How many four-digit numbers can be made using the numbers 1, 2, 3, 4 and 5, if:
a) no digit is repeated more than once;
b) the repetition of digits is allowed;
c) the numbers should be odd and there should not be any repetition of digits?
Here is a fragment of the table, which is called the Leibniz triangle. Its properties are “analogous in the sense of the opposite” to the properties of Pascal’s triangle. The numbers on the boundary of the triangle are the inverses of consecutive natural numbers. Each number is equal to the sum of two numbers below it. Find the formula that connects the numbers from Pascal’s and Leibniz triangles.
Find the sums of the following series:
a) \({\frac {1} {1 \times 2}} + {\frac {1} {2 \times 3}} + {\frac {1} {3 \times 4}} + {\frac {1} {4 \times 5}} + \dots\);
b) \({\frac {1} {1 \times 2 \times 3}} + {\frac {1} {2 \times 3 \times 4}} + {\frac {1} {3 \times 4 \times 5}} + {\frac {1} {4 \times 5 \times 6}} + \dots\);
c) \({\frac {0!} {r!}} + {\frac {1!} {(r-1)!}} + {\frac {2!} {(r-2) !}} + {\frac {3!} {(r-3)!}} + \dots\) for \(r \geq 2\).
In a box, there are 10 white and 15 black balls.

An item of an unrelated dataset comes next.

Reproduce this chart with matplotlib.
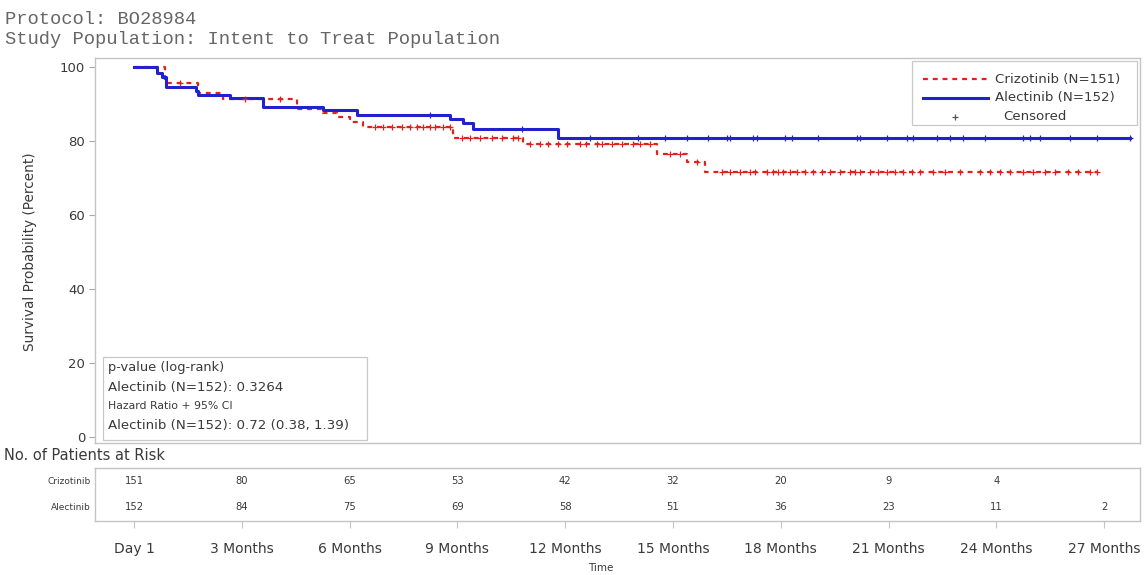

Four balls are removed from the box. What is the probability that all of the removed balls will be white?
Write at random a two-digit number. What is the probability that the sum of the digits of this number is 5?

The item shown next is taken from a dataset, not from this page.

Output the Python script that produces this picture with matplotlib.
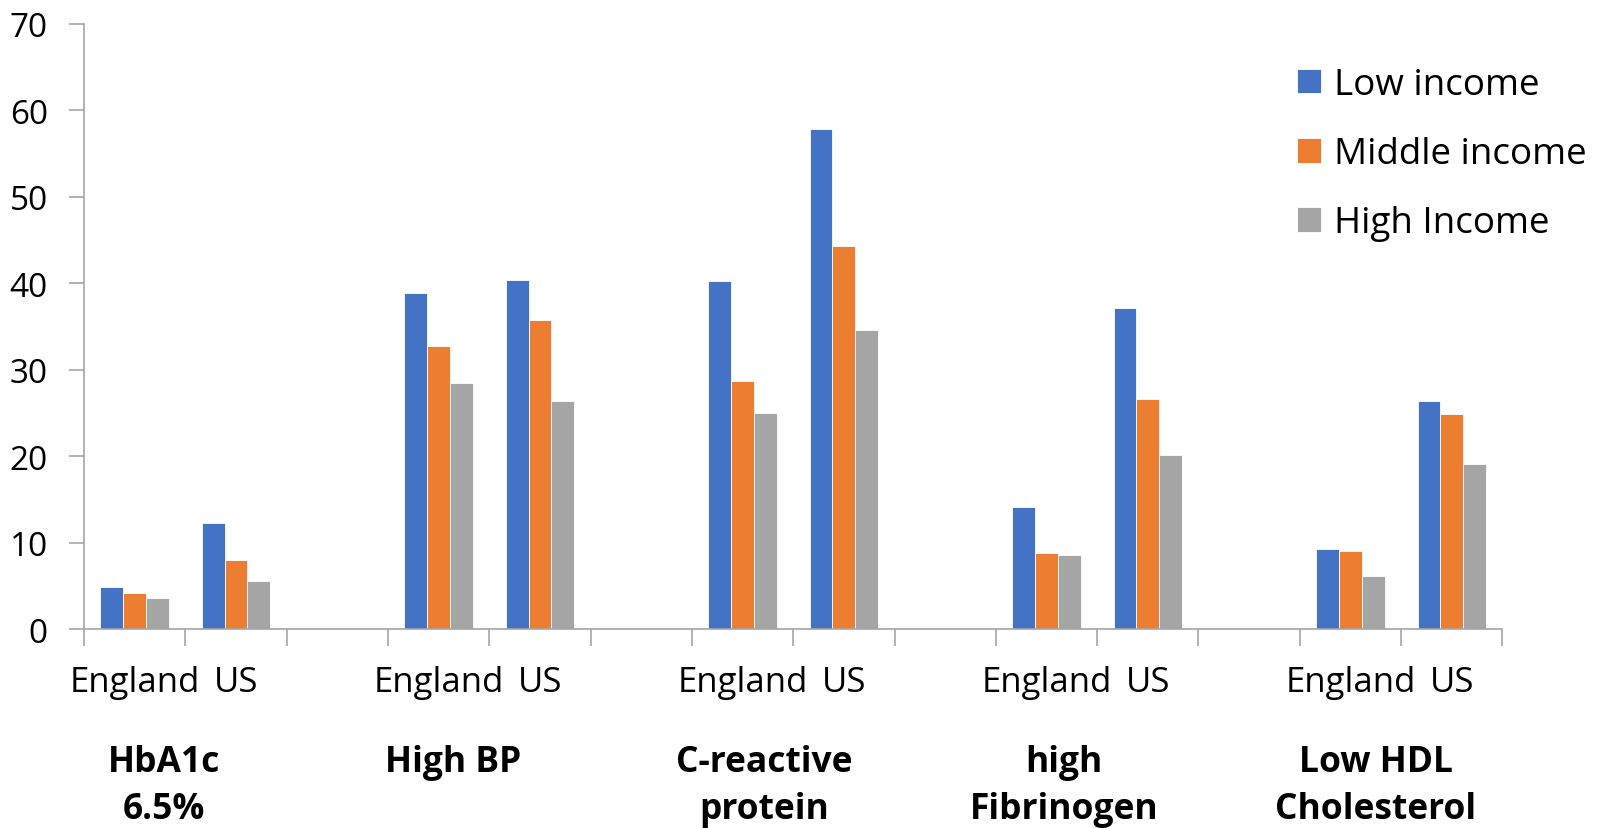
import matplotlib
matplotlib.use('Agg')
import matplotlib.pyplot as plt
import numpy as np

plt.rcParams['font.family'] = ['Open Sans', 'DejaVu Sans']

countries = ['England', 'US', '', 'England', 'US', '', 'England', 'US', '',
             'England', 'US', '', 'England', 'US']
measures = ['HbA1c\n6.5%', 'High BP', 'C-reactive\nprotein',
            'high\nFibrinogen', 'Low HDL\nCholesterol']
series = ['Low income', 'Middle income', 'High Income']

low_income = [4.9, 12.3, None, 38.9, 40.4, None, 40.2, 57.8, None,
              14.1, 37.1, None, 9.3, 26.4]
middle_income = [4.2, 8.0, None, 32.7, 35.7, None, 28.7, 44.3, None,
                 8.8, 26.6, None, 9.0, 24.9]
high_income = [3.6, 5.6, None, 28.5, 26.4, None, 25.0, 34.6, None,
               8.6, 20.1, None, 6.1, 19.1]

colors = ['#4472C4', '#ED7D31', '#A5A5A5']


def to_arr(vals):
    return np.array([np.nan if v is None else v for v in vals], dtype=float)


def driver():
    fig = plt.figure(figsize=(16, 8.29), dpi=100)
    ax = fig.add_axes([0.0525, 0.24, 0.8865, 0.73])

    x = np.arange(len(countries))
    w = 0.225
    data = [to_arr(low_income), to_arr(middle_income), to_arr(high_income)]
    for i, (vals, c, lab) in enumerate(zip(data, colors, series)):
        ax.bar(x + (i - 1) * w, np.nan_to_num(vals), width=w, color=c,
               edgecolor='white', linewidth=0.6, label=lab, zorder=2)

    ax.set_xlim(-0.5, len(countries) - 0.5)
    ax.set_ylim(0, 70)
    ax.set_yticks(range(0, 71, 10))

    ax.set_xticks(np.arange(-0.5, len(countries), 1.0))
    ax.set_xticklabels([])
    ax.set_xticks(x, minor=True)
    ax.set_xticklabels(countries, minor=True)
    ax.tick_params(axis='x', which='major', length=12, width=1.2,
                   color='#A6A6A6', direction='out')
    ax.tick_params(axis='x', which='minor', length=0, pad=26, labelsize=25)
    ax.tick_params(axis='y', length=11, width=1.2, color='#A6A6A6',
                   pad=15, labelsize=24)

    for s in ['top', 'right']:
        ax.spines[s].set_visible(False)
    for s in ['left', 'bottom']:
        ax.spines[s].set_color('#A6A6A6')
        ax.spines[s].set_linewidth(1.2)

    label_x = [0.29, 3.14, 6.21, 9.17, 12.25]
    for lx, m in zip(label_x, measures):
        ax.text(lx, -0.19, m, transform=ax.get_xaxis_transform(),
                ha='center', va='top', fontsize=25.5, fontweight='bold',
                linespacing=1.4)

    ax.legend(loc='upper left', bbox_to_anchor=(0.799, 0.94),
              bbox_transform=fig.transFigure, frameon=False, fontsize=26.5,
              handlelength=0.65, handleheight=0.65, handletextpad=0.35,
              labelspacing=0.9, borderpad=0)

    fig.savefig('out.png', dpi=100)


def main():
    driver()


main()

There are three boxes, in each of which there are balls numbered from 0 to 9. One ball is taken from each box. What is the probability that
a) three ones were taken out;
b) three equal numbers were taken out?
A player in the card game Preferans has 4 trumps, and the other 4 are in the hands of his two opponents. What is the probability that the trump cards are distributed a) \(2: 2\); b) \(3: 1\); c) \(4: 0\)?

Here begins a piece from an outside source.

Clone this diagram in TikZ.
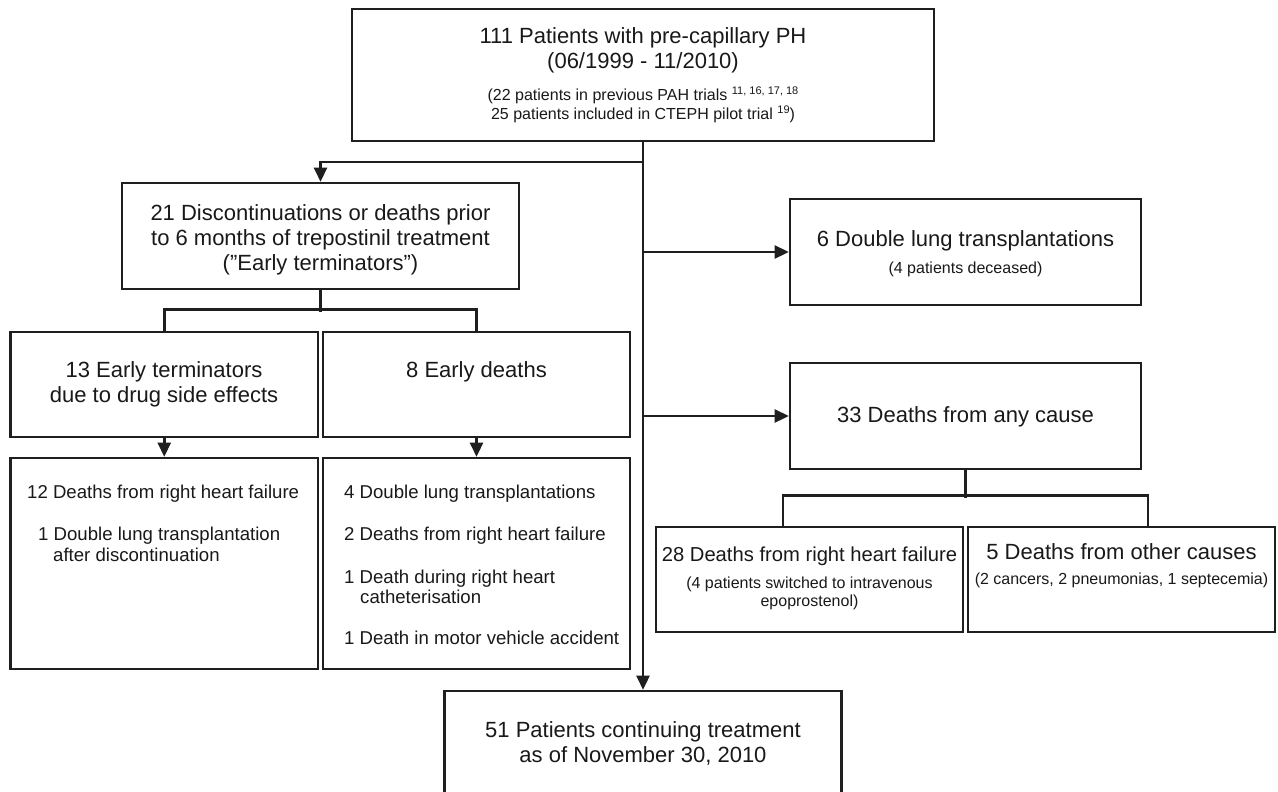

Consider a chess board of size \(n \times n\). It is required to move a rook from the bottom left corner to the upper right corner. You can move only up and to the right, without going into the cells of the main diagonal and the one below it. (The rook is on the main diagonal only initially and in the final moment in time.) How many possible routes does the rook have?
Tickets cost 50 cents, and \(2n\) buyers stand in line at a cash register. Half of them have one dollar, the rest – 50 cents. The cashier starts selling tickets without having any money. How many different orders of people can there be in the queue, such that the cashier can always give change?
Prove that the Catalan numbers satisfy the recurrence relationship \(C_n = C_0C_{n-1} + C_1C_{n-2} + \dots + C_{n-1}C_0\). The definition of the Catalan numbers \(C_n\) is given in the handbook.